Records:
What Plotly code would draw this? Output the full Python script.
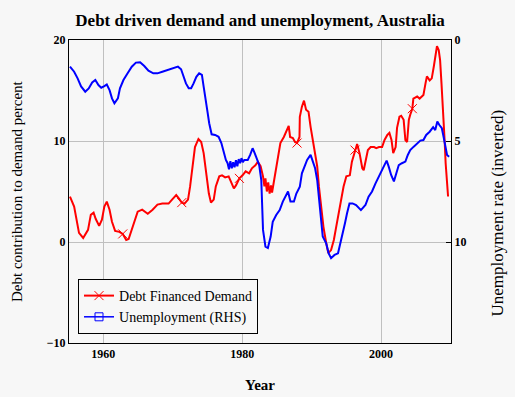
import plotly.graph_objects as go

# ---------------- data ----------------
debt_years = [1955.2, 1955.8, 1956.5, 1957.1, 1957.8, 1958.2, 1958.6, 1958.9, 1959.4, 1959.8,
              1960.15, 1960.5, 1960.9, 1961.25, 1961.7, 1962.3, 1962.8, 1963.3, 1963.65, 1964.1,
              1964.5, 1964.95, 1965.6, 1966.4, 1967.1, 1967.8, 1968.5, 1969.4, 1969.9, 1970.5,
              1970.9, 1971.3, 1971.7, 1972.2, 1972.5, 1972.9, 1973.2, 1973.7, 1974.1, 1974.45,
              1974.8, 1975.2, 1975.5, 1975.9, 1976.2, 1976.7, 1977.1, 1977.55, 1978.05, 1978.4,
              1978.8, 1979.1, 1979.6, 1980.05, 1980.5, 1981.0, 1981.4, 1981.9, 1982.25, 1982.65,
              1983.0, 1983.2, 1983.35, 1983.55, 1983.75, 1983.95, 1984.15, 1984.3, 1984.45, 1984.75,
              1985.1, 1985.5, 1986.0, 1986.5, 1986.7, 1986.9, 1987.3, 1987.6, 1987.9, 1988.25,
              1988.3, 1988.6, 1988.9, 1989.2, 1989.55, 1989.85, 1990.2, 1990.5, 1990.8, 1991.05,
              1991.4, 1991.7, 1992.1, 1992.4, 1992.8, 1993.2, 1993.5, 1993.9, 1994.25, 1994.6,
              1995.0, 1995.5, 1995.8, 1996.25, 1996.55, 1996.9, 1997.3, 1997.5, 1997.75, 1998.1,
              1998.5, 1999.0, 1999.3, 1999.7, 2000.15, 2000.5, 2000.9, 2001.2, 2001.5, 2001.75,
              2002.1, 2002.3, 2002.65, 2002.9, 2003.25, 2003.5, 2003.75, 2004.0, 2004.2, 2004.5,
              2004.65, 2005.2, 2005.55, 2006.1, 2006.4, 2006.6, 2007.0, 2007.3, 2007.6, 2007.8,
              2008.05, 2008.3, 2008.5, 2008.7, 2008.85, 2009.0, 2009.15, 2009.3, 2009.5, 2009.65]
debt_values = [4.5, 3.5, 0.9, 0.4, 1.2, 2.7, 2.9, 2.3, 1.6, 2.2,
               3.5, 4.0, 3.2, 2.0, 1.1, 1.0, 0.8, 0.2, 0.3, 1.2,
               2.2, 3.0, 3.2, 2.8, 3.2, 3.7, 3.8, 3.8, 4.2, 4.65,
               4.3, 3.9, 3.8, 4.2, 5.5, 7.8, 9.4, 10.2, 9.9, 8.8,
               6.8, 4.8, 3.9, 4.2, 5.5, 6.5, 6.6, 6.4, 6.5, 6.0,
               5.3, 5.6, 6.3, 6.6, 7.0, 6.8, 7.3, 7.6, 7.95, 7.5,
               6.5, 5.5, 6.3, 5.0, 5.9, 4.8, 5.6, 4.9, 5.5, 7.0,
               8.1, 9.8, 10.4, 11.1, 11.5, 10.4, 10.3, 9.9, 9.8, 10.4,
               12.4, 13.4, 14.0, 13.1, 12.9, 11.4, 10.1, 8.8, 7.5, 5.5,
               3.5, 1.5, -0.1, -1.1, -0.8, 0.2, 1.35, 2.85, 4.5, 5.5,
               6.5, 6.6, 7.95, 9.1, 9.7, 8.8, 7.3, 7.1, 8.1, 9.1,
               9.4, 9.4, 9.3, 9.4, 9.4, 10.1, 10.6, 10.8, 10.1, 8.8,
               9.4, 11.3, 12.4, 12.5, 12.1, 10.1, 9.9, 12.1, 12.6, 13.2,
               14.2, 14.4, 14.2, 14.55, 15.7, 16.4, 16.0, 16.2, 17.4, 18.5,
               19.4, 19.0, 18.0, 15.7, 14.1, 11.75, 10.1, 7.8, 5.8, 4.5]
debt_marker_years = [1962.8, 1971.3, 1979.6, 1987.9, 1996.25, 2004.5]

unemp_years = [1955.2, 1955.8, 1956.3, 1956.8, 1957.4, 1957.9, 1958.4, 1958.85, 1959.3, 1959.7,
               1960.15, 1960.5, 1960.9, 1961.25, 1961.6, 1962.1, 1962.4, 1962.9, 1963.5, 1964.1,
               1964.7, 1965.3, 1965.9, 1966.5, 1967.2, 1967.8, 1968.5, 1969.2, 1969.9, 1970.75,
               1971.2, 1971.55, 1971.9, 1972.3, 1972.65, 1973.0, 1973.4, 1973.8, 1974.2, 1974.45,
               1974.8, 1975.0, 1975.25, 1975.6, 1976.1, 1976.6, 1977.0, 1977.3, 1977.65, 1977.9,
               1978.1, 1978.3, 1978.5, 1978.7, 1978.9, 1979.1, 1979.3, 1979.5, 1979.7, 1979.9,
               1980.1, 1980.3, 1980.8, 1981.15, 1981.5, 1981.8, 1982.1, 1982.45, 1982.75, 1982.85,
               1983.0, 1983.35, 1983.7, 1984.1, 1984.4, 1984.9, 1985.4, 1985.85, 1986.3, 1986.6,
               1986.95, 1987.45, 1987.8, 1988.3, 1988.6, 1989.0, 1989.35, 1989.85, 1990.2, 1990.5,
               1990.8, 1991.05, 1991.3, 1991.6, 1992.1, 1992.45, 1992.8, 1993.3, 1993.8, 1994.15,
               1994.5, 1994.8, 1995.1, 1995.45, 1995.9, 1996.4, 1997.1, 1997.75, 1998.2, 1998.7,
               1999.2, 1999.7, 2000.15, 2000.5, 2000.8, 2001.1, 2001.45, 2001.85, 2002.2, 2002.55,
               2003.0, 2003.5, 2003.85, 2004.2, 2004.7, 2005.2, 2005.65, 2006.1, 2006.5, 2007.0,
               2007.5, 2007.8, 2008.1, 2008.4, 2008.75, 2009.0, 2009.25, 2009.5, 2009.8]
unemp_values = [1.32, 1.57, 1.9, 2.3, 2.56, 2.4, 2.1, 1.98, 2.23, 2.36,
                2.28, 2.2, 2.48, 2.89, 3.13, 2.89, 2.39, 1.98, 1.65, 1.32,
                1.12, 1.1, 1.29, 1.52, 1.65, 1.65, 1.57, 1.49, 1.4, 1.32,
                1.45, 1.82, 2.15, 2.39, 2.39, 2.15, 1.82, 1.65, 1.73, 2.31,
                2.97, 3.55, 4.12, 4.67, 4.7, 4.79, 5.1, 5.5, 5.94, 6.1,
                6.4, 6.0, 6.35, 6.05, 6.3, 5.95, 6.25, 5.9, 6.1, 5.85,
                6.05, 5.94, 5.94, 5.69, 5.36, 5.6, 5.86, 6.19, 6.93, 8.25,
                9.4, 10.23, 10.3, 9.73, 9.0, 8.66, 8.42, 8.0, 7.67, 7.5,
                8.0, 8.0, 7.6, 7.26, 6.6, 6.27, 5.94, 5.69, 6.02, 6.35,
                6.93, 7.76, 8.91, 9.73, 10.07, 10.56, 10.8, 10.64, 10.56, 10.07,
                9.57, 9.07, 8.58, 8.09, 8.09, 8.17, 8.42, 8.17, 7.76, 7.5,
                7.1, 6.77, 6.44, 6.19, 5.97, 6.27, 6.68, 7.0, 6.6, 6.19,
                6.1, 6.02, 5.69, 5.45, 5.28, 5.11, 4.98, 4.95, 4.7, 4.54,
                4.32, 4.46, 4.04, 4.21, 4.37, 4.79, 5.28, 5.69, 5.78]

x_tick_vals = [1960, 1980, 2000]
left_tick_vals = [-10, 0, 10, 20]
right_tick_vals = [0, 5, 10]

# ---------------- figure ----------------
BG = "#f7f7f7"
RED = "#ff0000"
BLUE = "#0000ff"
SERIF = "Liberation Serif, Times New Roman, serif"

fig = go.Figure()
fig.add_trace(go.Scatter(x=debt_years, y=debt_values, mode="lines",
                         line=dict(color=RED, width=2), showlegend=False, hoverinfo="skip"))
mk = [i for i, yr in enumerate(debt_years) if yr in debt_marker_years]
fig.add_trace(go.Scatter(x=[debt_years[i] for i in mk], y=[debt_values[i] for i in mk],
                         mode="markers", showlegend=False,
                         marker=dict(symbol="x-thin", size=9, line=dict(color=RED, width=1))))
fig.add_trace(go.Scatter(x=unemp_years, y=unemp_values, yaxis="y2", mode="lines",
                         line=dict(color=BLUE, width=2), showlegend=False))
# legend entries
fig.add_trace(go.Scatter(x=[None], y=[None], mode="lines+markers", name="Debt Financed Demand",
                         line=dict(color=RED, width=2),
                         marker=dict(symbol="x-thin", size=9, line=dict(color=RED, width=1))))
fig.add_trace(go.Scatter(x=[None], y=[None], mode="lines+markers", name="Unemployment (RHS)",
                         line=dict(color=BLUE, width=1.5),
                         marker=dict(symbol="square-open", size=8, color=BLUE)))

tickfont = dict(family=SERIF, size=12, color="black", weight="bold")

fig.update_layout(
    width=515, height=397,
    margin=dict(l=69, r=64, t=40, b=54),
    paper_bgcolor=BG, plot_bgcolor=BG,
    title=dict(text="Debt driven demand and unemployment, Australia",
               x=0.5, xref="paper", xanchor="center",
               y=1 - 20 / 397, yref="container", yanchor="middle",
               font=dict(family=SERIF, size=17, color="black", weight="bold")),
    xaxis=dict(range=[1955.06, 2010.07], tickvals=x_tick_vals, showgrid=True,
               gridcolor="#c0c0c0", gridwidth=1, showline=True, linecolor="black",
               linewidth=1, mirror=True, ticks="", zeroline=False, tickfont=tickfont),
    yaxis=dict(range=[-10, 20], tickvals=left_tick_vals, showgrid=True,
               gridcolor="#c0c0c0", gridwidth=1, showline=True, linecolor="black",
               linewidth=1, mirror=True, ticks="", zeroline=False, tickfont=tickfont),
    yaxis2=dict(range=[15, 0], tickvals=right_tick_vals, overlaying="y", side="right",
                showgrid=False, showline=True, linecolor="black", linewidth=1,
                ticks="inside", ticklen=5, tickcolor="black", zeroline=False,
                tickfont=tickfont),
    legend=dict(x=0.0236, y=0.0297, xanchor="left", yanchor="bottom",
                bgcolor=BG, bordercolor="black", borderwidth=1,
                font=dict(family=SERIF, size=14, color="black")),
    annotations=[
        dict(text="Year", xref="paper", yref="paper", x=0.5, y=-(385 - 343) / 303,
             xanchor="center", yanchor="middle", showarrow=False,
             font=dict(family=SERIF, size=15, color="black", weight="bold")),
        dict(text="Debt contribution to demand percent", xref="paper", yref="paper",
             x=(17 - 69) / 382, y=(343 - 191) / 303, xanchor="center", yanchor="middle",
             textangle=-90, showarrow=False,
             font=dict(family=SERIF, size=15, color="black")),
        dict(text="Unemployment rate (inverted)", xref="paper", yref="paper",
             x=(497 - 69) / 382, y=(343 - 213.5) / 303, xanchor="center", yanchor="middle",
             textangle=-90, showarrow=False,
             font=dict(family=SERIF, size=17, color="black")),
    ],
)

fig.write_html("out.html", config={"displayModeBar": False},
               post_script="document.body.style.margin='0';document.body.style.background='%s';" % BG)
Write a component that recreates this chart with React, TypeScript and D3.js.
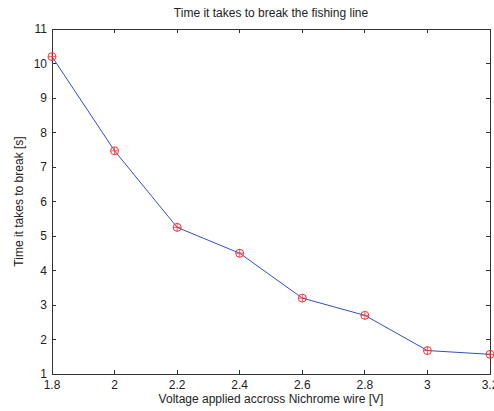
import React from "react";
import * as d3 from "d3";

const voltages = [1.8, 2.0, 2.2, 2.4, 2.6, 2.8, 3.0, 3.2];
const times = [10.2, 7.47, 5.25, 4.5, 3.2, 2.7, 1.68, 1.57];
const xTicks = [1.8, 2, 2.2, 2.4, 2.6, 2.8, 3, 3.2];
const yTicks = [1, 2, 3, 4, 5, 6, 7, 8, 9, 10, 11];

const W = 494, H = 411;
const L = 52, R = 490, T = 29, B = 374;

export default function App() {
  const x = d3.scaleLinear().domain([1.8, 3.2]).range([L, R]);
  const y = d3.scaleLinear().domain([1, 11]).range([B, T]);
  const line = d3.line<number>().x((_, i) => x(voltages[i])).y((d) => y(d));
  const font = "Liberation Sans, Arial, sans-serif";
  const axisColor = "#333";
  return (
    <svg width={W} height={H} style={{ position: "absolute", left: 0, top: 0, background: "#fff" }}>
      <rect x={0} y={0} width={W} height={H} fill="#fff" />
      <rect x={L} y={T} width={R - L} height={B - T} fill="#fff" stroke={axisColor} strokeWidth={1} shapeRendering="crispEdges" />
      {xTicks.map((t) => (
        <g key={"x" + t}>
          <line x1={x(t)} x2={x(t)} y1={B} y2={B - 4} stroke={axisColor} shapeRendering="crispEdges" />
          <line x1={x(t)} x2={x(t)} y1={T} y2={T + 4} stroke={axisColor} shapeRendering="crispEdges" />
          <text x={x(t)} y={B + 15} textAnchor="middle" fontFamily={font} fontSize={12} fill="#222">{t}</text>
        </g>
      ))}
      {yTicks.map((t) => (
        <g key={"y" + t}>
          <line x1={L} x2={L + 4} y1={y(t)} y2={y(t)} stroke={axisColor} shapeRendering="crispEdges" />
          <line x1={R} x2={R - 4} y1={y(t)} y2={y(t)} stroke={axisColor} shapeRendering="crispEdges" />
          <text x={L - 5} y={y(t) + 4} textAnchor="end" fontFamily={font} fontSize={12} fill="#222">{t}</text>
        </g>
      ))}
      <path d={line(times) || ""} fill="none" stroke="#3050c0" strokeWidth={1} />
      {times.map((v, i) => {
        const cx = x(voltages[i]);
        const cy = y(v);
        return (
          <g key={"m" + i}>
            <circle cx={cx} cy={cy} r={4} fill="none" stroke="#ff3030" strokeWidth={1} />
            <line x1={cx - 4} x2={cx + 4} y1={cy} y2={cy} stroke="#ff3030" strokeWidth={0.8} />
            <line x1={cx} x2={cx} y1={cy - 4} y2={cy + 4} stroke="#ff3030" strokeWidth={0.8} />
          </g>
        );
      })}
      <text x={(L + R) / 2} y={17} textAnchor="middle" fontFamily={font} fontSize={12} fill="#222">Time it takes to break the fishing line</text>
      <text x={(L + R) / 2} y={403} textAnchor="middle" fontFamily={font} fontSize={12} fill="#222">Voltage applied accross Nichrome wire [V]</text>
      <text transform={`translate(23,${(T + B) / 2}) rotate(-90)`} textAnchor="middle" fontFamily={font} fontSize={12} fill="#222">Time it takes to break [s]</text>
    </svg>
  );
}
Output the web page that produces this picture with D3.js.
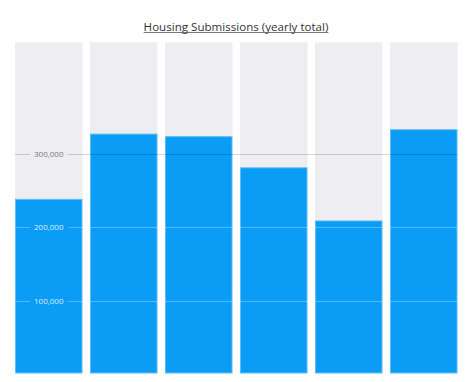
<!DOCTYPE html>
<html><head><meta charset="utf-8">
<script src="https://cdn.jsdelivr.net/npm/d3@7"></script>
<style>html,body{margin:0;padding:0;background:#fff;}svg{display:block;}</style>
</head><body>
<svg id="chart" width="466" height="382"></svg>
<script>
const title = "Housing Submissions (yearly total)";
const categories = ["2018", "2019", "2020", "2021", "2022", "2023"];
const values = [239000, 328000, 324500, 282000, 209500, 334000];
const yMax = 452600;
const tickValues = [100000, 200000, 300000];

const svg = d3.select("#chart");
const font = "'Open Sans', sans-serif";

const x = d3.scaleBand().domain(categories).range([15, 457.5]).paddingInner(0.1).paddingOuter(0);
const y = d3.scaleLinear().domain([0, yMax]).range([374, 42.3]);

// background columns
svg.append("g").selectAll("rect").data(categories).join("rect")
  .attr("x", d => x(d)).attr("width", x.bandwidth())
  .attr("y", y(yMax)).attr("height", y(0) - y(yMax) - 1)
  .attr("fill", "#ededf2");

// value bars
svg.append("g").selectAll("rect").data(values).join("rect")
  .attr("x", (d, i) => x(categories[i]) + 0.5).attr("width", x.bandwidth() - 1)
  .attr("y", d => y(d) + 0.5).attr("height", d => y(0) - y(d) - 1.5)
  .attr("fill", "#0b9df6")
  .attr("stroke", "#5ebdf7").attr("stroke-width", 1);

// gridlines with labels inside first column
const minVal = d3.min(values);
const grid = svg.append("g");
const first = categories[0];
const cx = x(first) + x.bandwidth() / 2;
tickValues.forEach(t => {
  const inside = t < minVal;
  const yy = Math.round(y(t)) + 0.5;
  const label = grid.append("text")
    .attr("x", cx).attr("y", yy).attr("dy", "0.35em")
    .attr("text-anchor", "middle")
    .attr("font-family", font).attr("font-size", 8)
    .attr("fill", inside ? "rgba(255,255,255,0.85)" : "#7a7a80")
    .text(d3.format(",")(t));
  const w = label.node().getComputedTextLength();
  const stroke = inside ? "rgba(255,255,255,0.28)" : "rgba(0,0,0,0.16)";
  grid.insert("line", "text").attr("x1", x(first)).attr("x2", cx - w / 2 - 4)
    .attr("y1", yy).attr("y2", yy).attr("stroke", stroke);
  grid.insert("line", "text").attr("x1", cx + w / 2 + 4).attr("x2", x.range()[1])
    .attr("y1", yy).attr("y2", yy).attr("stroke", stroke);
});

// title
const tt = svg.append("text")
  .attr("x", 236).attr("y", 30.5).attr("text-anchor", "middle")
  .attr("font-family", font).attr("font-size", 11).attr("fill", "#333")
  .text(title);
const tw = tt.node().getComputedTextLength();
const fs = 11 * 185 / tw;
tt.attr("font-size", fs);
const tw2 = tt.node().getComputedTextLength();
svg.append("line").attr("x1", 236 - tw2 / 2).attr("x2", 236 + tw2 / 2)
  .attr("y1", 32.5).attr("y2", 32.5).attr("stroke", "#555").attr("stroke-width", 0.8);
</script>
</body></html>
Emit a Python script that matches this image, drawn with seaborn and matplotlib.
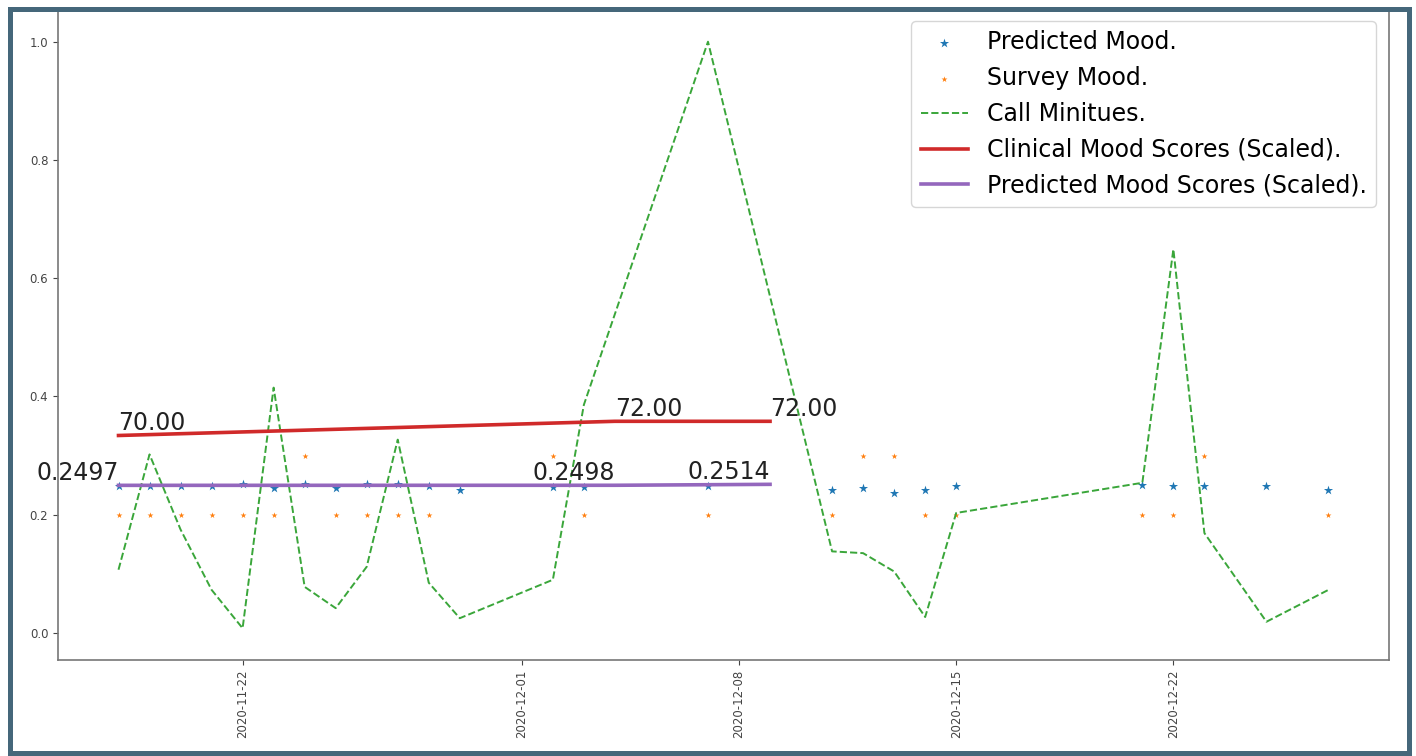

#### [PROMPT]
Copy nothing past the line containing "import plotly.graph_objects as go": reproduce every line from the start of the records up to it, skipping pictures.

#### [ANSWER TO THIS TASK]
What Plotly code would draw this? Output the full Python script.
import plotly.graph_objects as go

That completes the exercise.